Review: Cockroaches (Harry Hole, Book 2) by Jo Nesbo

c-roachesFor those of you who weren’t with us for my review of The Bat, we are probably going to have to go through the same stupid jokes we went through last time. Harry Hole! LOLZZZZZZZZ OMG hole.

Are we good to move on yet? Should we throw in a Beavis/Butt-head type laughing fit and then proceed? OK.

A reminder: Hole in Norwegian is pronounced something like, “Ho-lay.”

This is the second book in the series, and this time, Harry is called to Thailand, where a Norwegian diplomat has been murdered. As he was meeting a prostitute at the time, the government wants to keep the details of the murder out of the public eye as much as possible. They send in Hole, who is in the midst of an alcoholic binge, because they are actually hoping he doesn’t uncover too much.

Unlucky for those people, Hole sobers up and uncovers a whole (hole! whole) shitload of stuff.

I enjoy Nesbo’s almost poetic writing style. I have learned not to skim any part of this book, because he slips in an important detail right in the middle of some innocuous-seeming description. And the language is so well-crafted that, at times, I gloss over something important because it’s been so subtly phrased. He is also skilled in leading the reader down the wrong path, so you are totally pinning guilt on someone innocent.

I like the metaphor of the cockroaches that is used in this novel. Harry notices one in his hotel room and remembers hearing that if you can see one cockroach, it means there are hundreds that are hidden behind the wall. This theme seems to signify some of the bad people Hole encounters in Thailand … how many more are behind closed doors?

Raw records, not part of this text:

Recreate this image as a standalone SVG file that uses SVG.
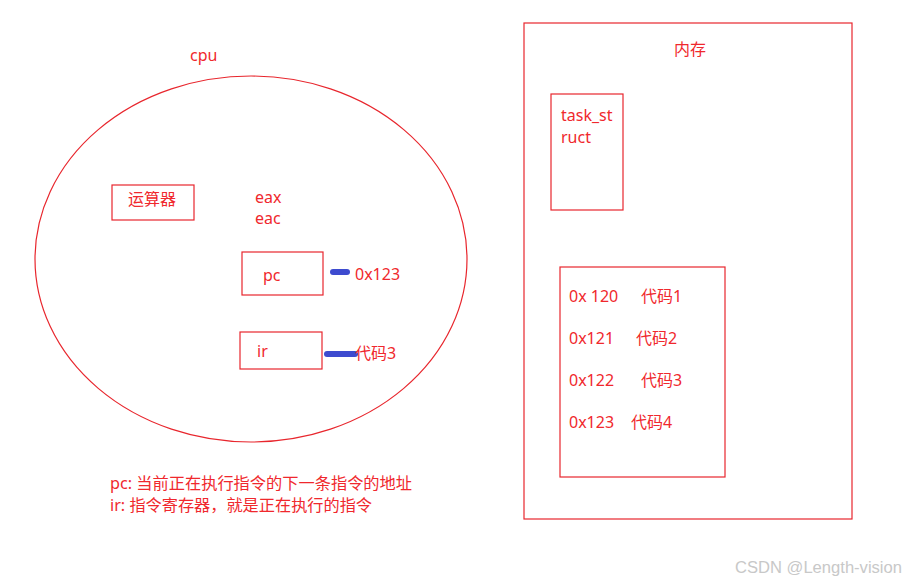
<svg xmlns="http://www.w3.org/2000/svg" width="906" height="583" viewBox="0 0 906 583">
<style>
.b{fill:none;stroke:#e8262d;stroke-width:1.2}
.t{fill:#f0282d;font-family:"Noto Sans","Noto Sans CJK SC",sans-serif;font-size:16px}
.c{stroke:#3d4bcf;stroke-width:6;stroke-linecap:round}
</style>
<rect width="906" height="583" fill="#fff"/>
<g id="cpu">
<ellipse class="b" cx="251" cy="259" rx="216" ry="183"/>
<text class="t" x="190" y="61">cpu</text>
</g>
<g id="alu"><rect class="b" x="112" y="185" width="82" height="35"/><text class="t" x="128" y="205">运算器</text></g>
<g id="regs"><text class="t" x="255" y="203">eax</text><text class="t" x="255" y="224">eac</text></g>
<g id="pc"><rect class="b" x="242" y="252" width="81" height="43"/><text class="t" x="263" y="281">pc</text></g>
<g id="ir"><rect class="b" x="240" y="332" width="82" height="37"/><text class="t" x="257" y="357">ir</text></g>
<g id="connectors">
<line class="c" x1="333" y1="272" x2="347" y2="272"/>
<line class="c" x1="327" y1="354" x2="355" y2="354"/>
</g>
<g id="pcval"><text class="t" x="355" y="280">0x123</text></g>
<g id="irval"><text class="t" x="355" y="359">代码3</text></g>
<g id="mem">
<rect class="b" x="524" y="23" width="328" height="496"/>
<text class="t" x="674" y="55">内存</text>
</g>
<g id="task"><rect class="b" x="551" y="94" width="72" height="116"/><text class="t" x="561" y="121">task_st</text><text class="t" x="561" y="143">ruct</text></g>
<g id="code">
<rect class="b" x="560" y="267" width="165" height="210"/>
<text class="t" x="569" y="302">0x 120</text><text class="t" x="641" y="302">代码1</text>
<text class="t" x="569" y="344">0x121</text><text class="t" x="636" y="344">代码2</text>
<text class="t" x="569" y="386">0x122</text><text class="t" x="641" y="386">代码3</text>
<text class="t" x="569" y="428">0x123</text><text class="t" x="631" y="428">代码4</text>
</g>
<g id="notes">
<text class="t" x="110" y="489" textLength="302" lengthAdjust="spacingAndGlyphs">pc: 当前正在执行指令的下一条指令的地址</text>
<text class="t" x="110" y="511" textLength="262" lengthAdjust="spacingAndGlyphs">ir: 指令寄存器，就是正在执行的指令</text>
</g>
<text x="735" y="573" fill="#c8c8c8" font-family="'Liberation Sans',sans-serif" font-size="16" textLength="167" lengthAdjust="spacingAndGlyphs">CSDN @Length-vision</text>
</svg>
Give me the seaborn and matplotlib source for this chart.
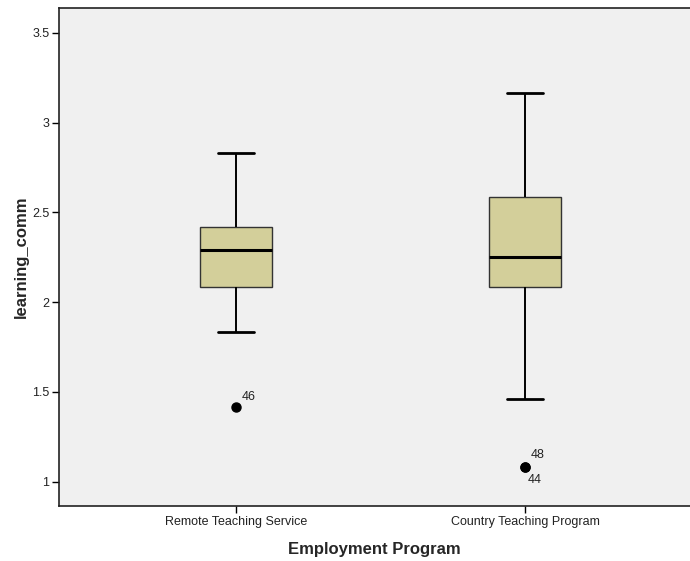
import matplotlib
matplotlib.use("Agg")
import matplotlib.pyplot as plt
from matplotlib.ticker import FormatStrFormatter
import seaborn as sns
import pandas as pd

# Five-number summaries per employment program, plus outliers and their case ids
groups = ["Remote Teaching Service", "Country Teaching Program"]
whisker_low = [1.8333, 1.4583]
q1 = [2.0833, 2.0833]
median = [2.2917, 2.25]
q3 = [2.4167, 2.5833]
whisker_high = [2.8333, 3.1667]
outliers = [[1.4167], [1.0833, 1.0833]]
outlier_ids = [["46"], ["48", "44"]]


def build_sample(lo, a, m, b, hi, outs, k=4):
    # 4k+1 sorted values so that the quartiles land exactly on a, m, b
    return list(outs) + [lo] + [a] * (k - len(outs)) + [m] * k + [b] * (2 * k - 1) + [hi]


rows = []
for i, g in enumerate(groups):
    vals = build_sample(whisker_low[i], q1[i], median[i], q3[i], whisker_high[i], outliers[i])
    rows += [{"Employment Program": g, "learning_comm": v} for v in vals]
df = pd.DataFrame(rows)

sns.set_theme(style="ticks")
plt.rcParams["font.family"] = ["Liberation Sans", "DejaVu Sans"]

fig = plt.figure(figsize=(6.9, 5.61), dpi=100)
ax = fig.add_axes([0.0855, 0.098, 0.9145, 0.8877])
ax.set_facecolor("#f0f0f0")

sns.boxplot(
    data=df, x="Employment Program", y="learning_comm", order=groups,
    width=0.25, color="#d3cf9a", saturation=1, whis=1.5, ax=ax,
    boxprops=dict(edgecolor="#333333", linewidth=1.0),
    medianprops=dict(color="black", linewidth=2.2),
    whiskerprops=dict(color="black", linewidth=1.4),
    capprops=dict(color="black", linewidth=2.0),
    flierprops=dict(marker="o", markerfacecolor="black", markeredgecolor="black",
                    markersize=6.5),
)

# Case-number labels beside the outliers
for i, (vals, ids) in enumerate(zip(outliers, outlier_ids)):
    if len(ids) == 1:
        ax.annotate(ids[0], (i, vals[0]), xytext=(4, 3), textcoords="offset points",
                    fontsize=9, color="#222222", ha="left", va="bottom")
    else:
        ax.annotate(ids[0], (i, vals[0]), xytext=(4, 4), textcoords="offset points",
                    fontsize=9, color="#222222", ha="left", va="bottom")
        ax.annotate(ids[1], (i, vals[1]), xytext=(2, -5), textcoords="offset points",
                    fontsize=9, color="#222222", ha="left", va="top")

ax.set_xlim(-0.612, 1.571)
ax.set_ylim(0.8634, 3.639)
ax.set_yticks([1, 1.5, 2, 2.5, 3, 3.5])
ax.yaxis.set_major_formatter(FormatStrFormatter("%g"))

for side in ["left", "top", "bottom"]:
    ax.spines[side].set_color("#222222")
    ax.spines[side].set_linewidth(1.2)
ax.spines["right"].set_visible(False)

ax.tick_params(axis="both", direction="out", length=5, width=1.0, color="black",
               labelsize=9, labelcolor="#222222", pad=2)

ax.set_xlabel("Employment Program", fontsize=12, fontweight="bold", labelpad=10)
ax.set_ylabel("learning_comm", fontsize=12, fontweight="bold", labelpad=2)

fig.savefig("out.png", dpi=100, facecolor="white")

I’m committed to read at least through to book three, because I already have the book, but I would definitely continue beyond that if the writing continues to be as stellar as the first two books have been. Keep in mind that the books are translated, so I wonder what linguistic nuance exists in the original language? Unless I decide to become fluent in Norwegian, I guess I will never know.